Charts and diagrams as code
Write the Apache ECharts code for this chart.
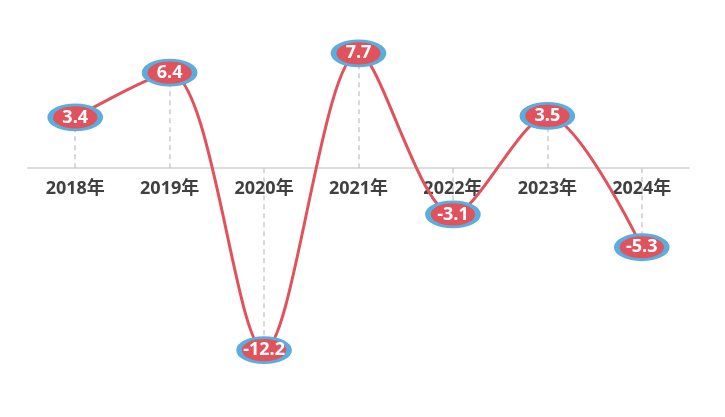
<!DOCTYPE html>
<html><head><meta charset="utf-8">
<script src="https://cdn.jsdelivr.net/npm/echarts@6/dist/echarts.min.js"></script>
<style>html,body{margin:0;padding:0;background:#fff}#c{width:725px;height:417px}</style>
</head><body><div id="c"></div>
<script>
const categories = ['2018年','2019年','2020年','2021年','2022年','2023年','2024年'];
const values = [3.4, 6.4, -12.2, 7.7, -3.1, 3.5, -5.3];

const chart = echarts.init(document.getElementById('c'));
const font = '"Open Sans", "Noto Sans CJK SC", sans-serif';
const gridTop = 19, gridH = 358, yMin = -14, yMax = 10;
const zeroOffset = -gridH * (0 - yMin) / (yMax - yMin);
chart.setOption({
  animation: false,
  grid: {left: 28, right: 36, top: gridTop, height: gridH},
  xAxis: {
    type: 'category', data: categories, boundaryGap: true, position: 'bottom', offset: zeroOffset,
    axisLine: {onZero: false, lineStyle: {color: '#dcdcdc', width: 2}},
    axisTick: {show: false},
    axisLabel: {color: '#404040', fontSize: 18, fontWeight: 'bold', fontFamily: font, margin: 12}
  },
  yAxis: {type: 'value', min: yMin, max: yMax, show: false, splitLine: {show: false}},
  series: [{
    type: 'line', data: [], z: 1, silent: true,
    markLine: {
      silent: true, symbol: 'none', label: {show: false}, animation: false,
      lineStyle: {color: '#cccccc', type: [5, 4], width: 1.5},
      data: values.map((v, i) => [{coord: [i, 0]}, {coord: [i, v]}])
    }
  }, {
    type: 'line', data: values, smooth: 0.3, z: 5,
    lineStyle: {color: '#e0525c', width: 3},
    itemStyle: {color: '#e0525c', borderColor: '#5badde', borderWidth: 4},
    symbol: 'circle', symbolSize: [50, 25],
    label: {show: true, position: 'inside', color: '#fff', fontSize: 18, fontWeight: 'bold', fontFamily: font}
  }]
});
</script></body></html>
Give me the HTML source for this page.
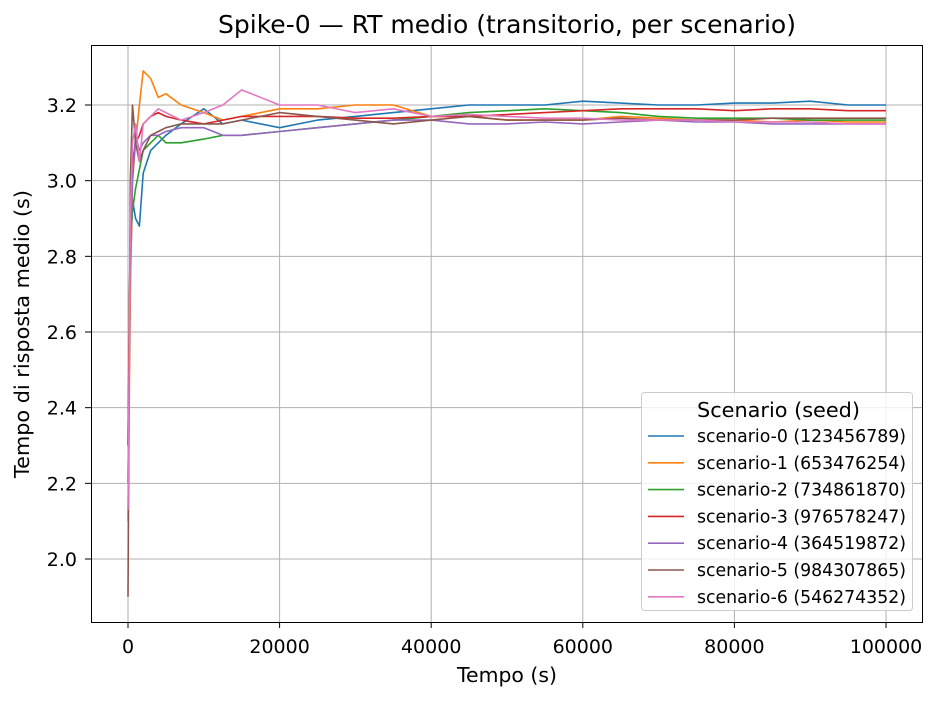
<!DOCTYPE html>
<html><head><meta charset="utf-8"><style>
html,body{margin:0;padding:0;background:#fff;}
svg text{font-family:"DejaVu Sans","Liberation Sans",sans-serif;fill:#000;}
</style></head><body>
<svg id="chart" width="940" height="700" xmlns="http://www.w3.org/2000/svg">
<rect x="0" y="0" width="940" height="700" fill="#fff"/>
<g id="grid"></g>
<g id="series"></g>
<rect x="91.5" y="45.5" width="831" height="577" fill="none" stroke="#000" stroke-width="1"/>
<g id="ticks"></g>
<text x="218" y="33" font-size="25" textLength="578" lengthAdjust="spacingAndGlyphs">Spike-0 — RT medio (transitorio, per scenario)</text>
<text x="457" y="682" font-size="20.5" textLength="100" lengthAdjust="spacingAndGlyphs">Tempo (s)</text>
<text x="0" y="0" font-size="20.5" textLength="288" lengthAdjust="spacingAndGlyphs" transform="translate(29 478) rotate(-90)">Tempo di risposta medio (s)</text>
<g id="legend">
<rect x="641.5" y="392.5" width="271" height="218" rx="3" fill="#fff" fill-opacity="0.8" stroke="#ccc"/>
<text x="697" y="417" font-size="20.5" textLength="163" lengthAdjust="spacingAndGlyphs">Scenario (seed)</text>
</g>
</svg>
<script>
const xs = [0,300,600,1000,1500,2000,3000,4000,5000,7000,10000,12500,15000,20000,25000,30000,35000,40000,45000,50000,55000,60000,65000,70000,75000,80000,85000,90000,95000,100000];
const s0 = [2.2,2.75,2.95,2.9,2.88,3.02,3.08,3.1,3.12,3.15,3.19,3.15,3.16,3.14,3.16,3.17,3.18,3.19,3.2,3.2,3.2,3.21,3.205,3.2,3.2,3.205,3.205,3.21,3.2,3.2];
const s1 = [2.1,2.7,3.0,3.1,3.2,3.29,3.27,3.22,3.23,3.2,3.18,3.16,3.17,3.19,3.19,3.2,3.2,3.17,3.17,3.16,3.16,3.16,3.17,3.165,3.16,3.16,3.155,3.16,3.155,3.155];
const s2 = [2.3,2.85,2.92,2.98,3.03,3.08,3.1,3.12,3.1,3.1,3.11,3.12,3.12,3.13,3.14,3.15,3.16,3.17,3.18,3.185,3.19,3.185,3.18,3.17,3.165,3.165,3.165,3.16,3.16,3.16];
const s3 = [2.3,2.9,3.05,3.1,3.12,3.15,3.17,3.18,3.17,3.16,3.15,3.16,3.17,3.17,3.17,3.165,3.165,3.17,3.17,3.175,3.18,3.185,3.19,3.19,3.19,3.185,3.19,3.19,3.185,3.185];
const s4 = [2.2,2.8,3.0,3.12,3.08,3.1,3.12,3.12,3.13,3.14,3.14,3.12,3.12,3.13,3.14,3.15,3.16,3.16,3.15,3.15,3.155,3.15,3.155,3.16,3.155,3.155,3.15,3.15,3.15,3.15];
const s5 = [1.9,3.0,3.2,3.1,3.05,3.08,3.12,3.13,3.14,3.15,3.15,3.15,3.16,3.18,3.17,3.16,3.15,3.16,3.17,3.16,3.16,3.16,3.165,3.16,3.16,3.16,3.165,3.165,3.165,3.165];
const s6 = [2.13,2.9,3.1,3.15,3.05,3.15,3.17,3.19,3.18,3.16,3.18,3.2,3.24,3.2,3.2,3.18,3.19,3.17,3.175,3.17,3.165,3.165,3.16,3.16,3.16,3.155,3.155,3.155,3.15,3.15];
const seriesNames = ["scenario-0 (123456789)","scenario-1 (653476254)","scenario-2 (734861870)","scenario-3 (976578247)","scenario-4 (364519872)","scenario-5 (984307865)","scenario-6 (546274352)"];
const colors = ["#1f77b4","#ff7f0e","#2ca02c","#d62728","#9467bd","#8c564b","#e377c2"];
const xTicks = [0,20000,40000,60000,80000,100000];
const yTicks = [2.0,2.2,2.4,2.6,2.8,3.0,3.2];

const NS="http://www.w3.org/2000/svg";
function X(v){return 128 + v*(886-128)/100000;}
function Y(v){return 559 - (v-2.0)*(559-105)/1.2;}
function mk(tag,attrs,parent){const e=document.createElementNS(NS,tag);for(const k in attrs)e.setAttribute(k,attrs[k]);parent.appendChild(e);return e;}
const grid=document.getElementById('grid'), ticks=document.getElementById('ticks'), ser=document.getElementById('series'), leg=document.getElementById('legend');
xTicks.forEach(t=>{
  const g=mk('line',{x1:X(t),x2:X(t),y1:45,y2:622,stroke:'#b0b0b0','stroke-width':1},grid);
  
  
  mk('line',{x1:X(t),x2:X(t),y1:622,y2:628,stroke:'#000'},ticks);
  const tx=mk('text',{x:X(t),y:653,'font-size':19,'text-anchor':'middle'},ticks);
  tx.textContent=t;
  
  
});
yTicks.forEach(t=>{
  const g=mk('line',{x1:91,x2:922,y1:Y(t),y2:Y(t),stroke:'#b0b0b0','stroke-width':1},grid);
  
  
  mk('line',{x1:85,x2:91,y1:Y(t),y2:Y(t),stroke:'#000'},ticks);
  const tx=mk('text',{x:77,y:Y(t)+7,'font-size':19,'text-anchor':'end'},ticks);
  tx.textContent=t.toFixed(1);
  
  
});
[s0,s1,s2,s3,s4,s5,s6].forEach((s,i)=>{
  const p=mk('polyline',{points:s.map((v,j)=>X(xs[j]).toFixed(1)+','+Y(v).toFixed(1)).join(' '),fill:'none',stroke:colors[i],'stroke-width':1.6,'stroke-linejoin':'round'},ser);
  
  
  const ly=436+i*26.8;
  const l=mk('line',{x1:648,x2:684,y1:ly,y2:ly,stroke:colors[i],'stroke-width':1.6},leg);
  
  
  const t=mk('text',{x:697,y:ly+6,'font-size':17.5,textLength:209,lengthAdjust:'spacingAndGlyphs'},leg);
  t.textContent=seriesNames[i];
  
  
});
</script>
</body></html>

## THE TASK
Only the lines from the start of the records to the one containing "const values = [3.4, 6.4, -12.2, 7.7, -3.1, 3.5, -5.3];" should be repeated, exactly and with both ends kept; drop any pictures.

## WRITTEN RESPONSE
Write the Apache ECharts code for this chart.
<!DOCTYPE html>
<html><head><meta charset="utf-8">
<script src="https://cdn.jsdelivr.net/npm/echarts@6/dist/echarts.min.js"></script>
<style>html,body{margin:0;padding:0;background:#fff}#c{width:725px;height:417px}</style>
</head><body><div id="c"></div>
<script>
const categories = ['2018年','2019年','2020年','2021年','2022年','2023年','2024年'];
const values = [3.4, 6.4, -12.2, 7.7, -3.1, 3.5, -5.3];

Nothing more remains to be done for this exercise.